That word is "Nazi." Nobody cares about their motives anymore.
They joined what they joined. They lent their support and their moral approval. And, in so doing, they bound themselves to everything that came after. Who cares any more what particular knot they used in the binding?
This seems an exercise in moral clarity, conveyed in punchy declarative sentences. It doesn’t matter why people support Trump, Moxon implies, only that they do.1 The word ‘Nazi’ is used for blunt impact, stamping out inquiry (“nobody cares about their motives anymore”) while collapsing seventy million Americans into an ideological monolith (“they joined what they joined”). Once the specter of evil has been invoked, we are meant to cast judgment and walk away (“who cares anymore what particular knot they used in the binding?”).
But beneath the veneer of rectitude lies a war-like stance. Whatever goodness exists in our opponents—each of whom has a singular and vivid life—is dismissed in favor of their collective branding as moral reprobates.
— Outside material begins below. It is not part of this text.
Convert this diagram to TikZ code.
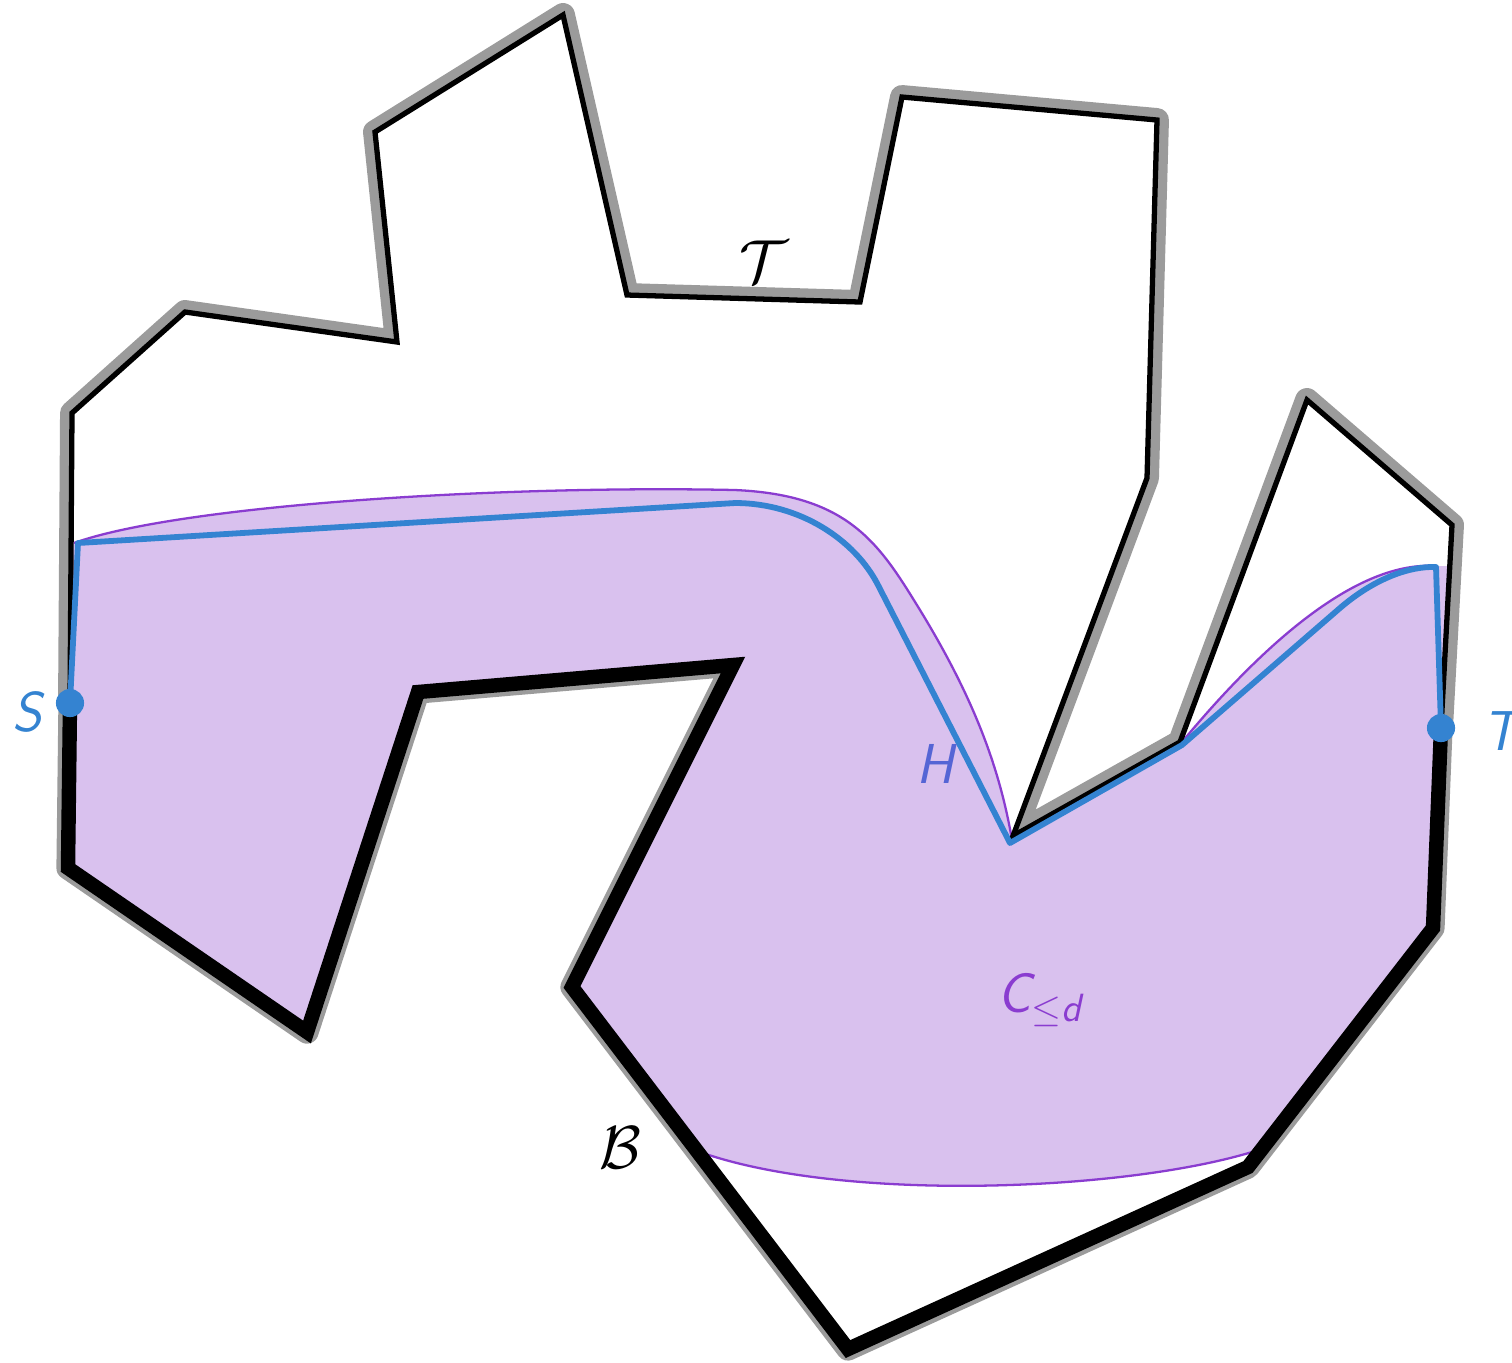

On the popular Instagram account @mattxiv, Moxon’s words have been liked 246,000 times, suggesting that a quarter million liberals would rather erect walls with epithets than evince curiosity about their opponents. I suspect that many of them did not give much thought to what they were “liking.” On some level, it was likely a means of performing their ideological identity.
I’m harping on this because it’s indicative of a destructive imaginative failure: the inability or unwillingness to inhabit the worldview of another person, or more crucially, to seek an understanding of the ways in which another person’s experience overlaps with one’s own. There are strategic reasons for exhibiting an interest in one’s opponent—if you’ve just lost an election, it helps to know why—but what concerns me more is the moral argument: that redemption is achieved by focusing on what’s best in people, rather than what’s worst. Yet how can we be expected to turn the other cheek when so many of us are brimming with anger?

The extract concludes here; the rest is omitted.